• **EXERCISE GOAL**: Locate all lines with the word "this". Copy them.

----- DATA SUPPLIED -----

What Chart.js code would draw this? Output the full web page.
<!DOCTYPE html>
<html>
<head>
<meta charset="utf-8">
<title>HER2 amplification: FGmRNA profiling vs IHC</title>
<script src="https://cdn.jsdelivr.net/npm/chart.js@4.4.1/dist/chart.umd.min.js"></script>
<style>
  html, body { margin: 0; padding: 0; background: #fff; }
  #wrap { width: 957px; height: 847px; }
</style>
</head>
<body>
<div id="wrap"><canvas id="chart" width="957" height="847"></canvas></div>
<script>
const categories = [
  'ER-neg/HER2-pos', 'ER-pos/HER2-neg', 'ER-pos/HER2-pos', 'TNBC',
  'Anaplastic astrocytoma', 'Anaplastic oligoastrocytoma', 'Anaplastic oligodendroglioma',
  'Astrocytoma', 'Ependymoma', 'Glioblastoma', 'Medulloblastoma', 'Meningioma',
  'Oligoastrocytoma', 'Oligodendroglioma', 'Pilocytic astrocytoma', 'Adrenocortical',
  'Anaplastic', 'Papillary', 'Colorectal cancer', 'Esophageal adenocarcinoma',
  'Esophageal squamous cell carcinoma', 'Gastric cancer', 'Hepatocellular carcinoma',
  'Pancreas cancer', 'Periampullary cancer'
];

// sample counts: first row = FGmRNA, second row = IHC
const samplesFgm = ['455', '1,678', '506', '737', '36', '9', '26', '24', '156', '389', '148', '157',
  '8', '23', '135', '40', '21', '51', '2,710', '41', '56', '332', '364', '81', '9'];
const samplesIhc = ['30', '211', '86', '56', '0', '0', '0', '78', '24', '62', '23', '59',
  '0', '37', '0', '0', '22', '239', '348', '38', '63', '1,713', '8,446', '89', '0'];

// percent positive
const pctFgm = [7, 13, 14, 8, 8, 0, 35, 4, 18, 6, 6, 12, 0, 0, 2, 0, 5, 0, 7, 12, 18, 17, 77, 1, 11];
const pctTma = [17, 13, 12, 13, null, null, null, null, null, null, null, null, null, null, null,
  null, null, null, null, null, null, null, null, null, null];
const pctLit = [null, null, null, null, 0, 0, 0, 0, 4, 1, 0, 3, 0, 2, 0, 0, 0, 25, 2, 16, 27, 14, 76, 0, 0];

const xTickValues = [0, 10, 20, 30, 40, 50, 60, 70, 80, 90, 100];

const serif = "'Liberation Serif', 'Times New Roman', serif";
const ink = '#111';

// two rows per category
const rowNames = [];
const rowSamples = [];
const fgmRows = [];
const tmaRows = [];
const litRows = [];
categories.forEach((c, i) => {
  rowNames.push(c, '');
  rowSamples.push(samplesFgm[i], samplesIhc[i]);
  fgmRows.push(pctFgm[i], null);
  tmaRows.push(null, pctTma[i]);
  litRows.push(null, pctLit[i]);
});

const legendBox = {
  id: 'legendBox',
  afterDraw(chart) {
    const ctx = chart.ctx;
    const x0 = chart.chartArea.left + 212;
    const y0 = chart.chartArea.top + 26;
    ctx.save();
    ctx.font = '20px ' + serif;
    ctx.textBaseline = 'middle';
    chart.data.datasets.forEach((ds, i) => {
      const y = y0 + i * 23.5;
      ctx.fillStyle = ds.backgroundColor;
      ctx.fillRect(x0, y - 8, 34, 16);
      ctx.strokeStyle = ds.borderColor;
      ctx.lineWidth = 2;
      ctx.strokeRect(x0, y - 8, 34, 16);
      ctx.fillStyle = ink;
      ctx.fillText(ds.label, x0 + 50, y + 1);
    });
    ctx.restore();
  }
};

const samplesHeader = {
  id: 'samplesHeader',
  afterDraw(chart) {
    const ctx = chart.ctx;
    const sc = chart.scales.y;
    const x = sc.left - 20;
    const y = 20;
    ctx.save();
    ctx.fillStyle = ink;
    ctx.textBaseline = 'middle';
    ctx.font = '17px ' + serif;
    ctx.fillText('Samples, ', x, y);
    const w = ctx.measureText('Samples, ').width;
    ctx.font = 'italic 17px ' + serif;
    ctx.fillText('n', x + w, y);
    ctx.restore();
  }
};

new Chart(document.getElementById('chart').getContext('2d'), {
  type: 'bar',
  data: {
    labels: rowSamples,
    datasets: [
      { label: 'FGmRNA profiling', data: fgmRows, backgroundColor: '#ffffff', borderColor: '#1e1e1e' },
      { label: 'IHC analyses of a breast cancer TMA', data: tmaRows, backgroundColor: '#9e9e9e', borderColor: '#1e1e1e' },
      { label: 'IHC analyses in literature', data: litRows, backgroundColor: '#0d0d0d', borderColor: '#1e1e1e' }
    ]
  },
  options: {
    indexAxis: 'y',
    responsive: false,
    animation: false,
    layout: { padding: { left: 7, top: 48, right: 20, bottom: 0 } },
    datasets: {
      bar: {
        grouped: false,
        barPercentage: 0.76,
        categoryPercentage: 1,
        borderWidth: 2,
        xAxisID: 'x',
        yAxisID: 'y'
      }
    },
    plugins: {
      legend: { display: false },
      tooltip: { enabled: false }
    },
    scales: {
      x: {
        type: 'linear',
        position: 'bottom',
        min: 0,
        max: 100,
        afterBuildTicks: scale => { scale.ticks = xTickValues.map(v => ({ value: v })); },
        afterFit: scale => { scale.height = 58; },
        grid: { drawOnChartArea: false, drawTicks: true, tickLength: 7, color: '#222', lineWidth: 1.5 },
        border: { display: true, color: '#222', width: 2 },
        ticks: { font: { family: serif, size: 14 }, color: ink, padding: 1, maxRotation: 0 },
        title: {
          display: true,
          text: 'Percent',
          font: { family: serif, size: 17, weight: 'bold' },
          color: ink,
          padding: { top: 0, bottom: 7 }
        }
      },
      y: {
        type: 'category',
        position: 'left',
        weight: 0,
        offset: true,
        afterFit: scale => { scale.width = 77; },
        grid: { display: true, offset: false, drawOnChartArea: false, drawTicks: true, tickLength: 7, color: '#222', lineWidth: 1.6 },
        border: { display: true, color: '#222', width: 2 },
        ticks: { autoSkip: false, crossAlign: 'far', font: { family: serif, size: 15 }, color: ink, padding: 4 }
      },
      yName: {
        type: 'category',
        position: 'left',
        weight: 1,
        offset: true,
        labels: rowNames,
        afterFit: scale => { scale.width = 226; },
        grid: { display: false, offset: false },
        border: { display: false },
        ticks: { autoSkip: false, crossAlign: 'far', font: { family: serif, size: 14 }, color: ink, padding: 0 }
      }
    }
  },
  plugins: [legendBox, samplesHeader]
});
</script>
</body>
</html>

-----
----- DATA SUPPLIED -----

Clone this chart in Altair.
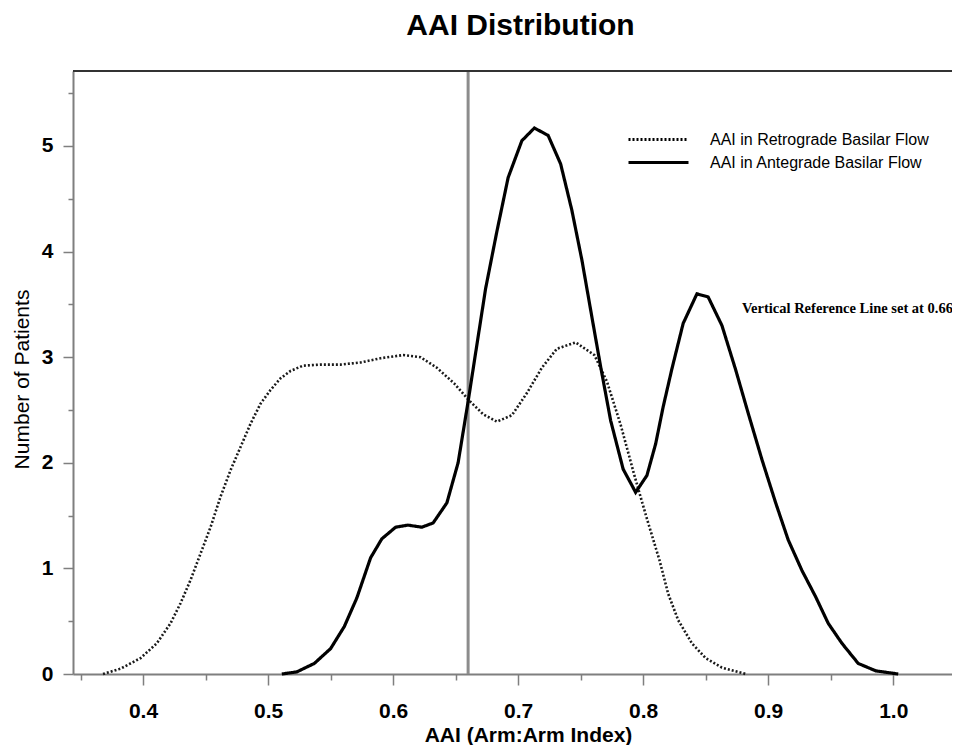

-----

• **SOLUTION TO THE EXERCISE**:
What Chart.js code would draw this? Output the full web page.
Clone this chart in Altair.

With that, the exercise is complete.